As the Scriptures show, this availability of the goodness of God became a very real thing to some of the prophets, as the truth about the Christ, Truth, crystallized in their thought. It was Isaiah who addressed the people in the words: "Comfort ye, comfort ye my people, saith your God. Speak ye comfortably to Jerusalem, and cry unto her, that her warfare is accomplished, that her iniquity is pardoned;" and, again: "The Lord hath anointed me to preach good tidings unto the meek ... to comfort all that mourn." The voice was the same as that which afterwards spoke more authoritatively through the Master, Jesus the Christ himself, saying, "Blessed are they that mourn: for they shall be comforted."

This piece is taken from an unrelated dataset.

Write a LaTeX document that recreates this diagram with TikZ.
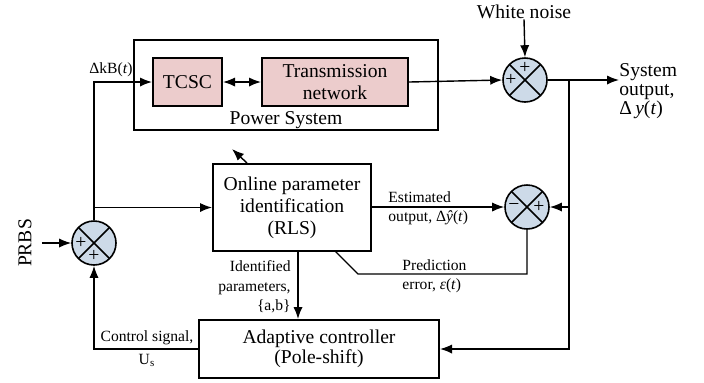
\documentclass[tikz,border=0pt]{standalone}
\usepackage{fontspec}
\setmainfont{Liberation Serif}
\usetikzlibrary{
    arrows.meta,
    positioning
}
\definecolor{blockpink}{RGB}{236,204,204}
\definecolor{sumblue}{RGB}{205,218,232}
\newcommand{\bigfont}{\fontsize{9.8}{11}\selectfont}
\newcommand{\smallfont}{\fontsize{7.8}{9.8}\selectfont}
\tikzset {
    block/.style = {draw, line width = 1pt, align = center, font = \bigfont, inner sep = 0pt},
    pink block/.style = {block, fill = blockpink},
    sum/.style = {
        circle, draw, line width = 0.8pt, fill = sumblue,
        minimum size = 22pt, inner sep = 0pt,
        path picture = {
            \draw [line width = 0.8pt]
            (path picture bounding box.north west) -- (path picture bounding box.south east)
            (path picture bounding box.north east) -- (path picture bounding box.south west);
        }
    },
    sign/.style = {font = \bigfont, inner sep = 0pt},
    wire/.style = {line width = 0.7pt},
    signal/.style = {wire, -{Latex[length = 6pt, width = 4.6pt]}},
    both signal/.style = {wire, {Latex[length = 6pt, width = 4.6pt]}-{Latex[length = 6pt, width = 4.6pt]}},
    small/.style = {font = \smallfont, inner sep = 0pt, align = left},
    big/.style = {font = \bigfont, inner sep = 0pt}
}
\begin{document}
\begin{tikzpicture}[x = 0.5pt, y = -0.5pt]
    \useasboundingbox (0, 0) rectangle (704, 382);
    % power system
    \node (ps) [block, minimum width = 152pt, minimum height = 45pt] at (286, 85) {};
    \node (pslabel) [big] at (286, 120) {Power System};
    \node (tcsc) [pink block, minimum width = 34.5pt, minimum height = 24pt] at (187.5, 82) {TCSC};
    \node (tn) [pink block, minimum width = 73pt, minimum height = 24pt] at (335, 82) {Transmission\\network};
    \draw [both signal] (tcsc) -- (tn);
    % noise and output
    \node (s1) [sum] at (525, 80) {};
    \node (s1a) [sign] at ([yshift = 6pt]s1.center) {+};
    \node (s1b) [sign] at ([xshift = -7pt]s1.center) {+};
    \node (noise) [big] at (524, 12) {White noise};
    \draw [signal] (noise.south) -- (s1.north);
    \draw [signal] (tn.east) -- (s1.west);
    \node (out) [big, align = left, anchor = west, font = \fontsize{9.8}{9.4}\selectfont] at (619, 91) {System\\output,\\Δ\,\textit{y}(\textit{t})};
    \draw [signal] (s1.east) -- (s1.east -| out.west);
    \coordinate (br) at (569, 80);
    % identification
    \node (rls) [block, minimum width = 79pt, minimum height = 43.5pt] at (292, 207.5) {Online parameter\\identification\\(RLS)};
    \node (s2) [sum] at (527, 207) {};
    \node (s2a) [sign] at ([xshift = -6.5pt]s2.center) {−};
    \node (s2b) [sign] at ([xshift = 6pt]s2.center) {+};
    \draw [signal] (rls.east |- s2.west) -- (s2.west);
    \draw [signal] (br |- s2.east) -- (s2.east);
    \node (est) [small, anchor = south west] at (388, 203) {Estimated};
    \node (estout) [small, anchor = north west] at (388, 210) {output, Δ\textit{ŷ}(\textit{t})};
    \coordinate (pe) at (358, 274);
    \coordinate (rlspe) at (335, 251);
    \draw [wire] (s2.south) |- (pe) -- (rlspe);
    \node (pred) [small, anchor = south west] at (402, 271) {Prediction};
    \node (prederr) [small, anchor = north west] at (402, 278) {error, \textit{ε}(\textit{t})};
    \coordinate (upd) at (232, 149);
    \draw [signal] ([xshift = -22.5pt]rls.north) -- (upd);
    % controller
    \node (ctrl) [block, minimum width = 120pt, minimum height = 29pt, font = \fontsize{9.8}{10}\selectfont] at (319, 349) {Adaptive controller\\(Pole-shift)};
    \draw [signal] (br) |- (ctrl.east);
    \draw [signal] ([xshift = 3pt]rls.south) -- ([xshift = 3pt]rls.south |- ctrl.north);
    \node (idp) [small, align = right, anchor = east] at (291, 287) {Identified\\parameters,\\\{a,b\}};
    % excitation
    \node (s3) [sum] at (94, 243) {};
    \node (s3a) [sign] at ([xshift = -6.5pt]s3.center) {+};
    \node (s3b) [sign] at ([yshift = -6.5pt]s3.center) {+};
    \node (prbs) [big, rotate = 90, inner sep = 5pt] at (25, 243) {PRBS};
    \draw [signal] (prbs.south) -- (s3.west);
    \draw [signal] (ctrl.west) -| (s3.south);
    \node (cs) [small, anchor = south] at (147, 345) {Control signal,};
    \node (us) [small, anchor = north] at (147, 354) {U\textsubscript{s}};
    \draw [signal] (s3.north) |- (tcsc.west);
    \draw [signal] (s3.north |- rls.west) -- (rls.west);
    \node (dkb) [small, anchor = south west] at (89, 77) {ΔkB(\textit{t})};
\end{tikzpicture}
\end{document}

Every utterance which testified to the fact that God could, and actually did, comfort mankind implied a definite understanding of God's nature, and the presence of certain spiritual qualities in the individual comforted. The words of Jesus, when he comforted his disciples, as it is recorded in the fourteenth chapter of John's gospel, are noteworthy in this respect. "If ye love me, keep my commandments," he said. "And I will pray the Father, and he shall give you another Comforter, that he may abide with you for ever; even the Spirit of truth." The keeping of his commandments was precedent to the coming of the Comforter to them,—the Comforter who was "even the Spirit of truth." After Christ Jesus had passed from their midst, great spiritual illumination came to the early church at Pentecost. It was "the Spirit of truth," which in fuller measure descended upon them. Comforted and strengthened thereby, the apostles set about establishing the Christian religion in the lands whereto they were led.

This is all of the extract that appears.